Yummy clothing

For Gretchen Röehrs, food plus paper equals fashion.

Culinary Art

For illustrator Gretchen Röehrs, food and fashion are inextricably linked. Just one of the reasons why she uses fruit and vegetables to conjure quirky designer garments on paper.

It all began with three blackberries. Gretchen Röehrs laid them out on a sheet of white paper and drew graceful female shapes around the fruit in the style of classic fashion sketches − as if fruit and veg were quite normal elements of designer clothing. In fact, this blackberry illustration was only meant as a greeting from sunny San Francisco to a friend who was longing for fresh food during the cold winter months on the US east coast. Anyway, that’s what Gretchen has been telling major fashion magazines such as Harper’s Bazaar and Elle since they discovered the artist and her Instagram page. This is where Gretchen eventually uploaded her picture of the blackberry dresses. It was soon followed by trousers made of bright green peas, a leafy evening gown with a swinging broccoli skirt, and a coat composed of peach slices. Since then she has designed a whole collection using fruit and vegetables. She occasionally throws in a bit of junk food, such as a croissant to create an egg-shaped mini dress, or a biscuit as a bubble skirt.

Food as an expression of personality

When you ask Gretchen Röehrs about her creative process, she stresses that her drawings have to be spontaneous. “I simply work with what’s around me − and whatever happens, there’s always a pencil, a sketchpad and some food”, she says. It’s true that the fine lines and lively poses of her fruit-and-veg models give her drawings an effortless quality that cannot be contrived. Gretchen simply draws. She doesn’t overthink it. “I just put the food on the paper and draw around it. It’s really quick”, the artist tells us. And yet every one of her figures has its own, unique personality, as conveyed by its particular pose, but above all by the type of food that is used and the clothing that is depicted. The fact that fashion and food both provide a means of self-expression resonates in Gretchen’s drawings. “What we eat and what we wear are two ways of expressing aspects of our personality. And at the same time they’re both so visual that you simply can’t avoid connecting them”. This is how Gretchen Röehrs explains the background to her work. The personality that she breathes into her figures and their clothing is determined by the food she uses: “The colours, the form and the mood I’m in all determine the attitude of the illustrations”.

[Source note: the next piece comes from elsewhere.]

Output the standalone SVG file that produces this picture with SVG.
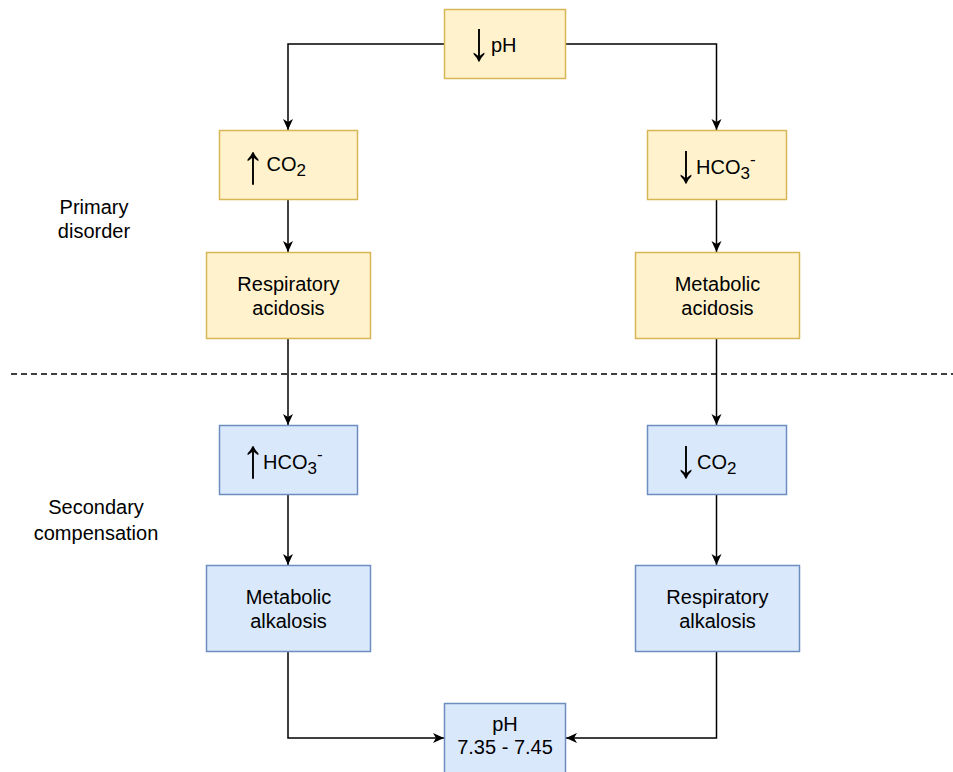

When banana skins become harem pants

Her particular favourites include the drawings in which a banana skin turns into fashionable harem pants, and another where a chard leaf is draped around the figure’s body like a lavish red-carpet gown. “They both look like clothes that you could actually wear − imagine them being made of silk instead of fruit and vegetables!” Gretchen Röehrs started out in the fashion industry, studying the subject at college and learning about its possibilities. Fashion design gave her a feeling for capturing the human shape. “But the main thing I learnt was that drawing is more fun than designing”, she adds. This love of sketching led her to become an illustrator when she left college, and she still works in this field.

A blank sheet of paper is Gretchen Röehrs’ creative playground. But she is less adventurous in the kitchen, telling us: “My cooking is really boring”. Apart from one thing: “When I’m in the mood for throwing a dinner party, I pull out all the stops.” She also loves to eat an exquisite dinner in a restaurant and enjoy the moment when food is not beautifully served up on paper but on a plate by a chef. She tells us: “The meal I once had at Benu in San Francisco was the most inspiring combination of dishes I have ever eaten. That was true art, even if it was very ephemeral.” If you want to follow in Gretchen’s footsteps, Benu offers modern American cuisine with dishes such as seasonal salmon roe with hand-pressed sesame oil or leeks with black truffles and ham. It is one of the top restaurants in the USA. In autumn 2014 head chef Corey Lee achieved the (almost!) impossible when he was awarded his third Michelin star.